We’ve lived so long under the spell of hierarchy—from god-kings to feudal lords to party bosses—that only recently have we awakened to see not only that “regular” citizens have the capacity for self-governance, but that without their engagement our huge global crises cannot be addressed. The changes needed for human society simply to survive, let alone thrive, are so profound that the only way we will move toward them is if we ourselves, regular citizens, feel meaningful ownership of solutions through direct engagement. Our problems are too big, interrelated, and pervasive to yield to directives from on high.
—Frances Moore Lappé, excerpt from Time for Progressives to Grow Up

Saturday, August 30, 2014

What We Can Learn About Corporations From the Man Who Sold Shares in Himself

Click here to access article by Nick Bentley from Reclaim Democracy!

Bentley writes about some important insights about our society when reading an amusing piece about Mike Merrill who sold shares in himself, and thus giving "owners" power to rule over himself.
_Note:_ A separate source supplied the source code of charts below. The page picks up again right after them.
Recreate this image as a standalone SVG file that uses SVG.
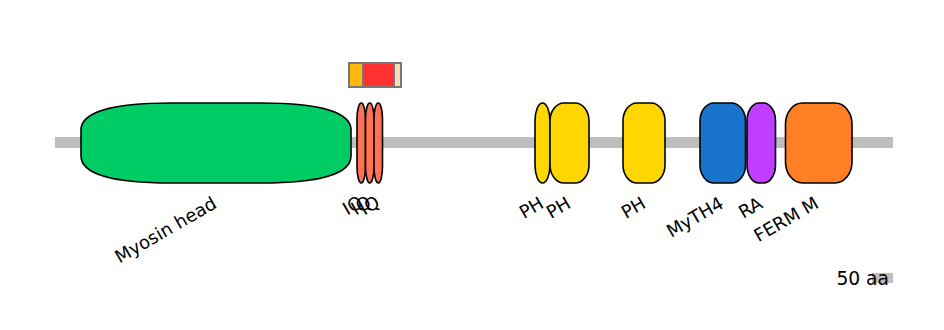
<svg xmlns="http://www.w3.org/2000/svg" width="944" height="330" viewBox="0 0 944 330">
<style>
.dom{stroke:#000;stroke-width:1.6}
.lbl{font-family:"DejaVu Sans",sans-serif;font-size:18px;fill:#000;text-anchor:end}
.box{stroke:#777;stroke-width:2}
</style>
<rect width="944" height="330" fill="#fff"/>
<g id="connectors">
<rect id="backbone" x="55" y="137" width="838" height="11" fill="#bebebe"/>
</g>
<g id="motif-box">
<rect x="349" y="63" width="14" height="24" fill="#ffb90f"/>
<rect x="363" y="63" width="31" height="24" fill="#ff3030"/>
<rect x="394" y="63" width="7" height="24" fill="#f5deb3"/>
<line x1="363" y1="63" x2="363" y2="87" class="box"/>
<line x1="394" y1="63" x2="394" y2="87" class="box"/>
<rect x="349" y="63" width="52" height="24" fill="none" class="box"/>
</g>
<g id="myosin-head">
<path class="dom" fill="#00cc66" d="M81,130 C81,110 120,103 171,103 H261 C312,103 351,110 351,130 V156 C351,176 312,183 261,183 H171 C120,183 81,176 81,156 Z"/>
<text class="lbl" transform="translate(218,207) rotate(-30)">Myosin head</text>
</g>
<g id="iq1">
<rect class="dom" fill="#ff7256" x="357" y="103" width="8.5" height="80" rx="4.25" ry="16"/>
<text class="lbl" transform="translate(364,206) rotate(-30)">IQ</text>
</g>
<g id="iq2">
<rect class="dom" fill="#ff7256" x="365.5" y="103" width="8.5" height="80" rx="4.25" ry="16"/>
<text class="lbl" transform="translate(372.5,206) rotate(-30)">IQ</text>
</g>
<g id="iq3">
<rect class="dom" fill="#ff7256" x="374" y="103" width="8.5" height="80" rx="4.25" ry="16"/>
<text class="lbl" transform="translate(381,206) rotate(-30)">IQ</text>
</g>
<g id="ph1">
<rect class="dom" fill="#ffd700" x="535" y="103" width="15" height="80" rx="7.5" ry="18"/>
<text class="lbl" transform="translate(545,207) rotate(-30)">PH</text>
</g>
<g id="ph2">
<rect class="dom" fill="#ffd700" x="550" y="103" width="39" height="80" rx="14" ry="18"/>
<text class="lbl" transform="translate(572,207) rotate(-30)">PH</text>
</g>
<g id="ph3">
<rect class="dom" fill="#ffd700" x="623" y="103" width="42" height="80" rx="14" ry="18"/>
<text class="lbl" transform="translate(647,207) rotate(-30)">PH</text>
</g>
<g id="myth4">
<rect class="dom" fill="#1874cd" x="700" y="103" width="45.5" height="80" rx="14" ry="18"/>
<text class="lbl" transform="translate(725,207) rotate(-30)">MyTH4</text>
</g>
<g id="ra">
<rect class="dom" fill="#bf3eff" x="747" y="103" width="28.5" height="80" rx="12" ry="18"/>
<text class="lbl" transform="translate(764,207) rotate(-30)">RA</text>
</g>
<g id="ferm-m">
<rect class="dom" fill="#ff7f24" x="785.5" y="103" width="66.5" height="80" rx="17" ry="21"/>
<text class="lbl" transform="translate(820,207) rotate(-30)">FERM M</text>
</g>
<g id="scale">
<rect x="872" y="273" width="21" height="10" fill="#bebebe"/>
<text x="889" y="285" class="lbl" style="font-size:18.7px">50 aa</text>
</g>
</svg>
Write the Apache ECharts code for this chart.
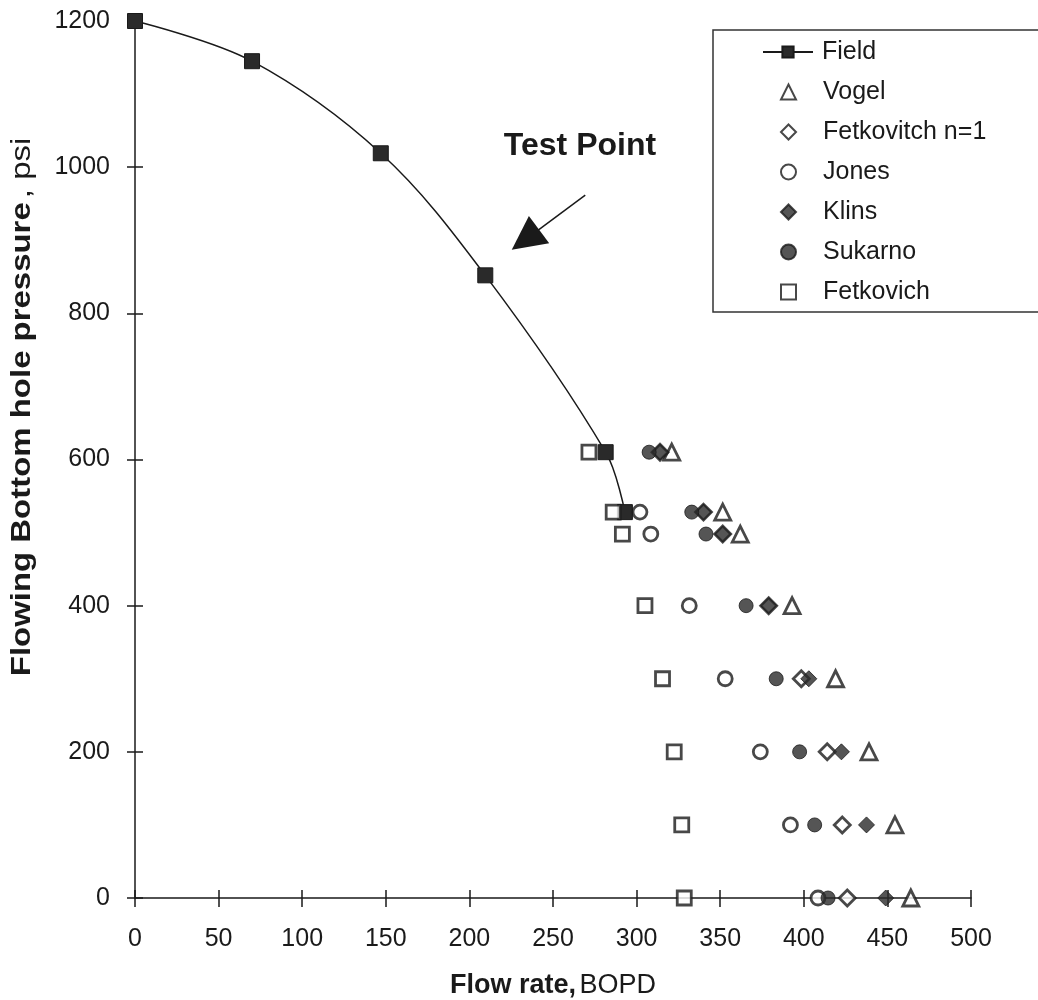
<!DOCTYPE html>
<html>
<head>
<meta charset="utf-8">
<script src="https://cdn.jsdelivr.net/npm/echarts@6/dist/echarts.min.js"></script>
<style>
  html, body { margin: 0; padding: 0; background: #ffffff; }
  #chart { width: 1038px; height: 1000px; }
</style>
</head>
<body>
<div id="chart"></div>
<script>
// Measured field IPR (flow rate vs flowing bottom-hole pressure)
const fieldRate = [0, 70, 147, 209.5, 281.5, 293];
const fieldPwf = [1200, 1145, 1019, 852, 610, 528];

// Pressure levels at which each IPR method was evaluated
const pwfLevels = [610, 528, 498, 400, 300, 200, 100, 0];

// Predicted rates (BOPD) per method at the levels above
const vogelRate = [321, 351.5, 362, 393, 419, 439, 454.5, 464];
const fetkovitchN1Rate = [314, 340, 351.5, 379, 398.5, 414, 423, 426];
const jonesRate = [null, 302, 308.5, 331.5, 353, 374, 392, 408.5];
const klinsRate = [314, 340, 351.5, 379, 403, 422.5, 437.5, 449];
const sukarnoRate = [307.5, 333, 341.5, 365.5, 383.5, 397.5, 406.5, 414.5];
const fetkovichRate = [271.5, 286, 291.5, 305, 315.5, 322.5, 327, 328.5];

// Axis settings
const xTicks = { min: 0, max: 500, interval: 50 };
const yTicks = { min: 0, max: 1200, interval: 200 };

// Test-point annotation arrow (data units)
const arrowTail = [269.3, 961.8];
const arrowHead = [233.5, 900.8];

const INK = '#1a1a1a';
const FILL = '#2a2a2a';
const FONT = '"Liberation Sans", Arial, sans-serif';

function pairs(rates, levels) {
  const out = [];
  rates.forEach((r, i) => { if (r !== null) out.push([r, levels[i]]); });
  return out;
}

const hollow = { color: '#ffffff', borderColor: INK, borderWidth: 2.8 };
const filled = { color: FILL, borderColor: INK, borderWidth: 1 };

function scatter(name, symbol, size, rates, style) {
  return {
    name: name,
    type: 'scatter',
    symbol: symbol,
    symbolSize: size,
    data: pairs(rates, pwfLevels),
    itemStyle: style,
    emphasis: { disabled: true },
    z: 3
  };
}

const chart = echarts.init(document.getElementById('chart'), null, { renderer: 'canvas' });

const axisText = { color: INK, fontSize: 25, fontFamily: FONT, formatter: v => String(v) };
const legendText = { color: INK, fontSize: 25, fontFamily: FONT, lineHeight: 26 };

chart.setOption({
  backgroundColor: '#ffffff',
  animation: false,
  grid: { left: 135, right: 67, top: 21, bottom: 102, containLabel: false, outerBoundsMode: 'none' },
  xAxis: [
    {
      type: 'value', min: xTicks.min, max: xTicks.max, interval: xTicks.interval,
      position: 'bottom',
      axisLine: { show: true, lineStyle: { color: INK, width: 1.5 } },
      axisTick: { show: true, inside: false, length: 9, lineStyle: { color: INK, width: 1.5 } },
      axisLabel: Object.assign({ margin: 29 }, axisText),
      splitLine: { show: false },
      name: '{b|Flow rate,} {r|BOPD}',
      nameLocation: 'middle',
      nameGap: 74,
      nameTextStyle: {
        rich: {
          b: { fontSize: 27, fontWeight: 'bold', fontFamily: FONT, color: INK },
          r: { fontSize: 27, fontFamily: FONT, color: INK }
        }
      }
    },
    {
      type: 'value', min: xTicks.min, max: xTicks.max, interval: xTicks.interval,
      position: 'bottom',
      axisLine: { show: false },
      axisTick: { show: true, inside: true, length: 8, lineStyle: { color: INK, width: 1.5 } },
      axisLabel: { show: false },
      splitLine: { show: false }
    }
  ],
  yAxis: [
    {
      type: 'value', min: yTicks.min, max: yTicks.max, interval: yTicks.interval,
      position: 'left',
      axisLine: { show: true, lineStyle: { color: INK, width: 1.5 } },
      axisTick: { show: true, inside: false, length: 8, lineStyle: { color: INK, width: 1.5 } },
      axisLabel: Object.assign({ margin: 25 }, axisText),
      splitLine: { show: false }
    },
    {
      type: 'value', min: yTicks.min, max: yTicks.max, interval: yTicks.interval,
      position: 'left',
      axisLine: { show: false },
      axisTick: { show: true, inside: true, length: 8, lineStyle: { color: INK, width: 1.5 } },
      axisLabel: { show: false },
      splitLine: { show: false }
    }
  ],
  legend: [
    {
      // line + marker entry
      orient: 'vertical',
      left: 762,
      top: 39,
      padding: 0,
      itemWidth: 50,
      itemHeight: 14,
      textStyle: Object.assign({ padding: [0, 0, 0, 4] }, legendText),
      data: ['Field']
    },
    {
      // marker-only entries
      orient: 'vertical',
      left: 780,
      top: 79,
      padding: 0,
      itemWidth: 15,
      itemHeight: 15,
      itemGap: 14,
      textStyle: Object.assign({ padding: [0, 0, 0, 22] }, legendText),
      data: ['Vogel', 'Fetkovitch n=1', 'Jones', 'Klins', 'Sukarno', 'Fetkovich']
    }
  ],
  graphic: [
    {
      type: 'rect',
      shape: { x: 713, y: 30, width: 360, height: 282 },
      style: { fill: 'none', stroke: '#333', lineWidth: 1.5 },
      silent: true
    },
    {
      type: 'text',
      x: 23, y: 407,
      rotation: Math.PI / 2,
      scaleX: 1.22,
      style: {
        text: '{b|Flowing Bottom hole pressure} {r|, psi}',
        align: 'center',
        verticalAlign: 'middle',
        rich: {
          b: { fontSize: 27, fontWeight: 'bold', fontFamily: FONT, fill: INK },
          r: { fontSize: 27, fontFamily: FONT, fill: INK }
        }
      },
      silent: true
    },
    {
      type: 'text',
      x: 580, y: 146,
      style: {
        text: 'Test Point',
        align: 'center',
        verticalAlign: 'middle',
        font: 'bold 32px ' + FONT,
        fill: INK
      },
      silent: true
    }
  ],
  series: [
    {
      name: 'Field',
      type: 'line',
      data: fieldRate.map((x, i) => [x, fieldPwf[i]]),
      smooth: 0.35,
      symbol: 'rect',
      symbolSize: 15,
      showSymbol: true,
      lineStyle: { color: INK, width: 1.5 },
      itemStyle: { color: FILL, borderColor: INK, borderWidth: 1 },
      emphasis: { disabled: true },
      z: 2,
      markLine: {
        silent: true,
        symbol: ['none', 'triangle'],
        symbolSize: 34,
        label: { show: false },
        lineStyle: { color: INK, width: 1.5, type: 'solid' },
        itemStyle: { color: FILL },
        emphasis: { disabled: true },
        data: [[
          { coord: arrowTail },
          { coord: arrowHead }
        ]]
      }
    },
    scatter('Vogel', 'triangle', 16, vogelRate, hollow),
    scatter('Fetkovitch n=1', 'diamond', 16, fetkovitchN1Rate, hollow),
    scatter('Jones', 'circle', 14, jonesRate, hollow),
    scatter('Klins', 'diamond', 16, klinsRate, filled),
    scatter('Sukarno', 'circle', 14, sukarnoRate, filled),
    scatter('Fetkovich', 'rect', 14, fetkovichRate, hollow)
  ]
});
</script>
</body>
</html>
There were many problems in this arrangement for Merrill's more intimate relationships as there are, of course, with corporations in relation to their employees, customers, and in the communities where their operations are located. Bentley was struck with the following insight while most people were only amused by Merrill's experience:
The only difference between public corporations and Mike Merrill is that we’ve come to accept the consequences of absentee ownership as “normal” in the context of publicly traded companies, so we’re blind to their pathologies. When the same thing happens in an unusual context, it’s easy to see what’s wrong with it.
Any dysfunction can seem perfectly normal if we’re sufficiently used to it. But that doesn’t mean the world wouldn’t be a much better place if we woke up to the problem and fixed it.